ATLANTA — Net income at The Coca-Cola Co. eased 3% in fiscal 2008, weighed down by a sluggish fourth quarter in which the world’s largest soft drink maker incurred significant charges related to its Coca-Cola Enterprises business. Net income in the year ended Dec. 31 was $5,807 million, equal to $2.49 per share on the common stock, down from $5,981 million, or $2.57 per share, in fiscal 2007. Net operating revenue was $31,944 million, up 11% from $28,857 million.
For the fourth quarter ended Dec. 31, net income fell 18% to $995 million, or 43c per share, down from $1,214 million, or 52c per share. Excluding a charge related to C.C.E.’s write-down of its North American business, Coca-Cola earned 64c per share in the fourth quarter.
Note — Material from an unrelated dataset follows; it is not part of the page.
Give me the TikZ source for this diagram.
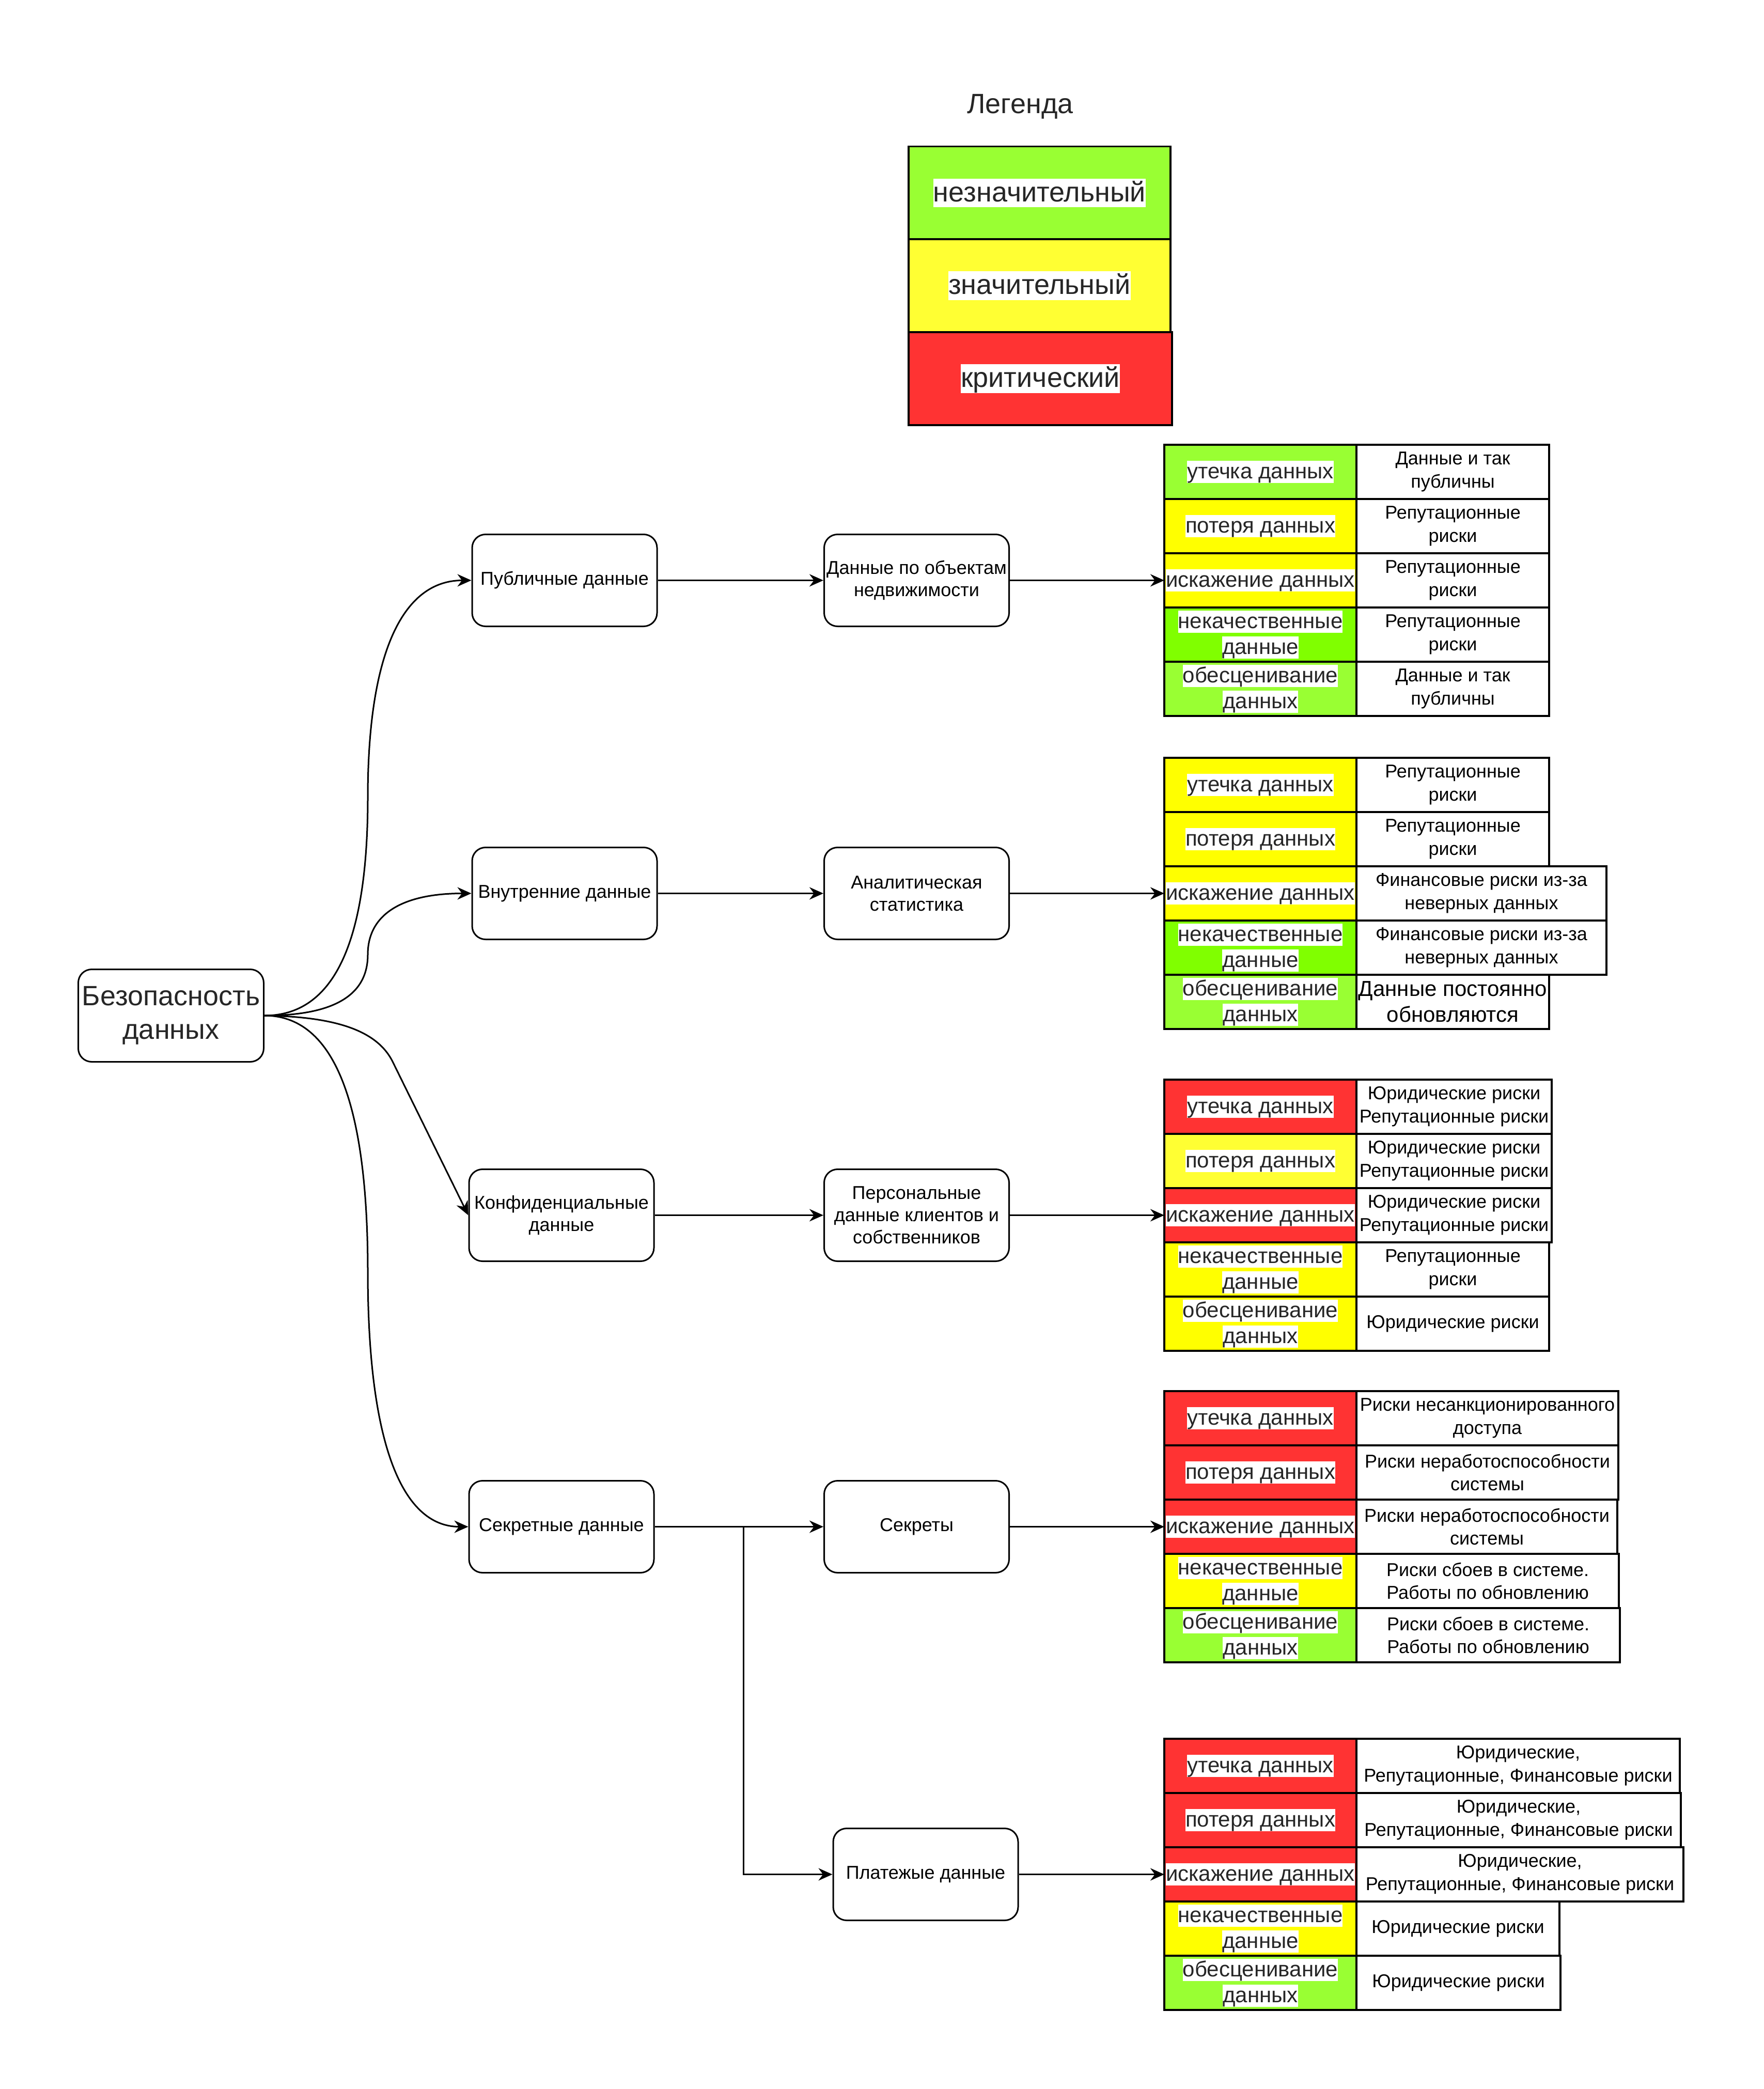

Despite the lower results, Coca-Cola executives were pleased with the company’s performance against a backdrop of difficult economic conditions. For the year, unit case volume rose 5%, driven by broad-based growth in key emerging markets such as China, India and Eastern Europe.
"Our performance in the fourth quarter was very solid," said Muhtar Kent, president and chief executive officer. "Our fourth-quarter and full-year 2008 results reflect both the universal appeal of our global brands and the unrivalled reach of one of the world’s leading consumer products distribution systems. We delivered consistent, quality results for the quarter and for the full year. For the year, we again exceeded our long-term growth targets despite a very challenging economic environment. And importantly, we gained volume and value share in most of our leading markets through solid execution of our strategies."
A market where Coca-Cola faced challenges was North America. Operating income in the North America segment was $1,587 million in fiscal 2008, down 7% from $1,700 million in fiscal 2007. Operating revenues in the segment rose 6% to $8,280 million. The company said higher input costs and continued investment in strategic marketing initiatives offset the higher sales.
Although sparkling beverage unit case volume declined 4% in the quarter and 3% for the full year, the company said Coca-Cola Zero remains a top performer. Unit case volume of the brand rose 29% in the quarter and 36% for the full year.
In addition, still beverage unit case volume rose 1% in the quarter and 5% for the full year behind strong performance of glaceau, Fuze, and Simply and Minute Maid Enhanced Juices.
The company said it is on track to deliver $500 million in annualized savings from productivity initiatives by the end of 2011.